Who would’ve thought that a short video of a high school teacher giving a lecture on subject-verb agreements could get 60,000 hits?

Yet, it’s entirely conceivable that this statistic signals the first in an educational revolution that will change the standard classroom forever. An increasing number of teachers are tapping into online videos of standard classroom lectures and “flipping it” for their students.

“Flipping it” has become the popular term to describe a new teaching technique in which students watch a lecture at home and do what is generally considered homework while in the classroom. A few schools around the country have begun experimenting with this method. They are singing the results.

Students say that they prefer watching lectures on their own time, and in their own way—a phone, a laptop on the bus, at home with their parents. While the use of classroom time to collaborate and engage with teachers or other students is getting rave results.

Teachers are either making their own videos, or tapping into a growing number of online lectures that other teachers have posted. It’s not hard to imagine how this idea could really take off. Not only would it free teachers from repeating the same lecture year after year, but it would also give students access to instruction from the top teachers around the world.

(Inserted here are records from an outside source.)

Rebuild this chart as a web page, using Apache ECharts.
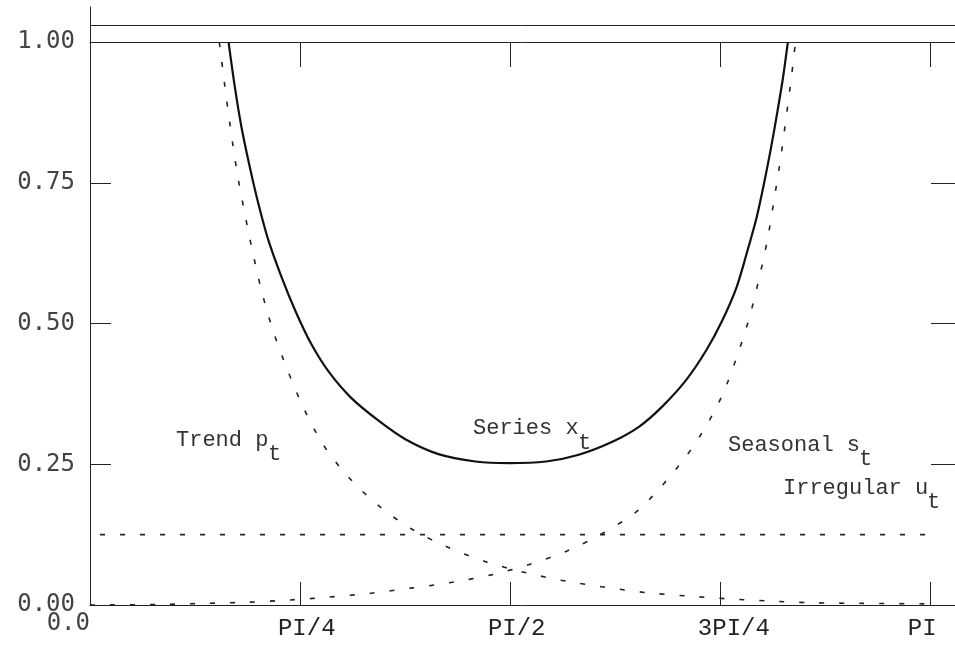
<!DOCTYPE html>
<html><head><meta charset="utf-8">
<script src="https://cdn.jsdelivr.net/npm/echarts@6/dist/echarts.min.js"></script>
<style>html,body{margin:0;padding:0;background:#fff}#c{width:955px;height:645px}</style>
</head><body><div id="c"></div><script>
// frequency expressed as a fraction of PI
const xTickValues = [0.25, 0.5, 0.75, 1.0];
const xTickLabels = ['PI/4', 'PI/2', '3PI/4', 'PI'];
const yTickValues = [0, 0.25, 0.5, 0.75, 1.0];

const trendFreq = [0.154,0.160,0.167,0.175,0.184,0.193,0.204,0.217,0.235,0.255,0.278,0.308,0.344,0.383,0.427,0.473,0.520,0.568,0.616,0.662,0.711,0.759,0.809,0.860,0.916,1.000];
const trendVal  = [1.000,0.928,0.850,0.770,0.698,0.632,0.560,0.492,0.418,0.348,0.284,0.227,0.176,0.135,0.102,0.076,0.057,0.042,0.031,0.022,0.016,0.011,0.007,0.004,0.003,0.002];

const seasonalFreq = [0.000,0.085,0.137,0.189,0.239,0.284,0.335,0.382,0.430,0.479,0.523,0.568,0.610,0.654,0.702,0.730,0.753,0.770,0.785,0.797,0.807,0.815,0.823,0.830,0.835,0.840];
const seasonalVal  = [0.000,0.001,0.003,0.005,0.009,0.014,0.021,0.030,0.040,0.054,0.072,0.096,0.127,0.170,0.249,0.309,0.373,0.440,0.510,0.582,0.652,0.724,0.800,0.878,0.935,1.000];

const seriesFreq = [0.165,0.172,0.180,0.190,0.200,0.212,0.228,0.245,0.263,0.284,0.311,0.344,0.376,0.415,0.459,0.499,0.543,0.582,0.622,0.654,0.681,0.710,0.734,0.753,0.770,0.782,0.794,0.803,0.811,0.818,0.825,0.831];
const seriesVal  = [1.000,0.925,0.852,0.780,0.716,0.650,0.583,0.521,0.465,0.415,0.368,0.327,0.294,0.268,0.255,0.252,0.255,0.267,0.290,0.317,0.352,0.400,0.453,0.506,0.565,0.625,0.690,0.752,0.813,0.872,0.935,1.000];

const irregularFreq = [0.012, 0.997];
const irregularVal  = [0.125, 0.125];

const frameTop = 1.03;

const zip = (a, b) => a.map((v, i) => [v, b[i]]);
const ink = '#222';
const labelShift = 0.0262;
const xLabelPos = xTickValues.map(v => v - labelShift);

const chart = echarts.init(document.getElementById('c'), null, {renderer: 'canvas'});
const monoFont = '"Liberation Mono", "Courier New", monospace';
const sansFont = '"DejaVu Sans Mono", monospace';

chart.setOption({
  backgroundColor: '#fff',
  animation: false,
  grid: {left: 90, right: 0, top: 7, bottom: 40, containLabel: false},
  xAxis: [{
    type: 'value', min: 0, max: 1.03, position: 'bottom',
    axisLine: {show: true, onZero: false, lineStyle: {color: ink, width: 1}},
    axisTick: {show: true, inside: true, length: 23, customValues: xTickValues, lineStyle: {color: ink, width: 1}},
    axisLabel: {
      show: true, customValues: xLabelPos, align: 'left', margin: 12,
      fontFamily: monoFont, fontSize: 24, color: ink,
      formatter: v => { const i = xLabelPos.findIndex(p => Math.abs(p - v) < 1e-6); return i >= 0 ? xTickLabels[i] : ''; }
    },
    splitLine: {show: false}
  }, {
    type: 'value', min: 0, max: 1.03, position: 'top', offset: -35,
    axisLine: {show: true, onZero: false, lineStyle: {color: ink, width: 1}},
    axisTick: {show: true, inside: true, length: 25, customValues: xTickValues, lineStyle: {color: ink, width: 1}},
    axisLabel: {show: false},
    splitLine: {show: false}
  }],
  yAxis: [{
    type: 'value', min: 0, max: 1.0625, position: 'left',
    axisLine: {show: true, onZero: false, lineStyle: {color: ink, width: 1}},
    axisTick: {show: true, inside: true, length: 21, customValues: [0.25, 0.5, 0.75], lineStyle: {color: ink, width: 1}},
    axisLabel: {show: true, customValues: yTickValues, margin: 15, fontFamily: sansFont, fontSize: 24, color: '#444',
      formatter: v => v.toFixed(2)},
    splitLine: {show: false}
  }, {
    type: 'value', min: 0, max: 1.0625, position: 'right',
    axisLine: {show: true, onZero: false, lineStyle: {color: ink, width: 1}},
    axisTick: {show: true, inside: true, length: 24, customValues: [0.25, 0.5, 0.75], lineStyle: {color: ink, width: 1}},
    axisLabel: {show: false},
    splitLine: {show: false}
  }],
  series: [{
    name: 'Series x_t', type: 'line', data: zip(seriesFreq, seriesVal), showSymbol: false, smooth: 0.3,
    lineStyle: {color: '#111', width: 2.2},
    markLine: {silent: true, symbol: 'none', label: {show: false},
      lineStyle: {type: 'solid', color: ink, width: 1}, data: [{yAxis: frameTop}]}
  }, {
    name: 'Trend p_t', type: 'line', data: zip(trendFreq, trendVal), showSymbol: false, smooth: 0.3,
    lineStyle: {color: '#222', width: 1.6, type: [5, 15]}
  }, {
    name: 'Seasonal s_t', type: 'line', data: zip(seasonalFreq, seasonalVal), showSymbol: false, smooth: 0.3,
    lineStyle: {color: '#222', width: 1.6, type: [5, 15]}
  }, {
    name: 'Irregular u_t', type: 'line', data: zip(irregularFreq, irregularVal), showSymbol: false,
    lineStyle: {color: '#222', width: 1.6, type: [5, 15]}
  }],
  graphic: [
    {type: 'text', style: {text: '0.0', x: 90, y: 624, textAlign: 'right', textVerticalAlign: 'middle', font: '24px ' + sansFont, fill: '#444'}},
    {type: 'text', style: {text: 'Trend p', x: 176, y: 440, textVerticalAlign: 'middle', font: '22px ' + monoFont, fill: '#333'}},
    {type: 'text', style: {text: 't', x: 268, y: 454, textVerticalAlign: 'middle', font: '22px ' + monoFont, fill: '#333'}},
    {type: 'text', style: {text: 'Series x', x: 473, y: 428, textVerticalAlign: 'middle', font: '22px ' + monoFont, fill: '#333'}},
    {type: 'text', style: {text: 't', x: 578, y: 443, textVerticalAlign: 'middle', font: '22px ' + monoFont, fill: '#333'}},
    {type: 'text', style: {text: 'Seasonal s', x: 728, y: 445, textVerticalAlign: 'middle', font: '22px ' + monoFont, fill: '#333'}},
    {type: 'text', style: {text: 't', x: 859, y: 459, textVerticalAlign: 'middle', font: '22px ' + monoFont, fill: '#333'}},
    {type: 'text', style: {text: 'Irregular u', x: 783, y: 488, textVerticalAlign: 'middle', font: '22px ' + monoFont, fill: '#333'}},
    {type: 'text', style: {text: 't', x: 927, y: 502, textVerticalAlign: 'middle', font: '22px ' + monoFont, fill: '#333'}}
  ]
});
</script></body></html>
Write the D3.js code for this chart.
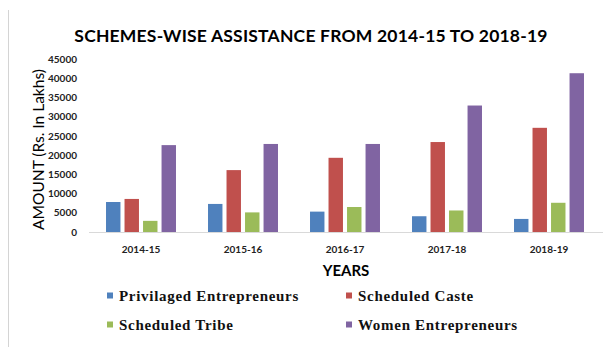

While colleges of education don’t yet seem to be training teachers on how to produce their own home-video lectures, many have become familiar with massive online open courses, or MOOCS, like those debuted by Harvard and MIT earlier this year. Several years ago, one school just north of Detroit, Clintondale High School, became the first school in the country to “flip” its entire curriculum. Others are following, and school principals at these schools say that they are hosting hundreds of visits a year by interested leaders in education.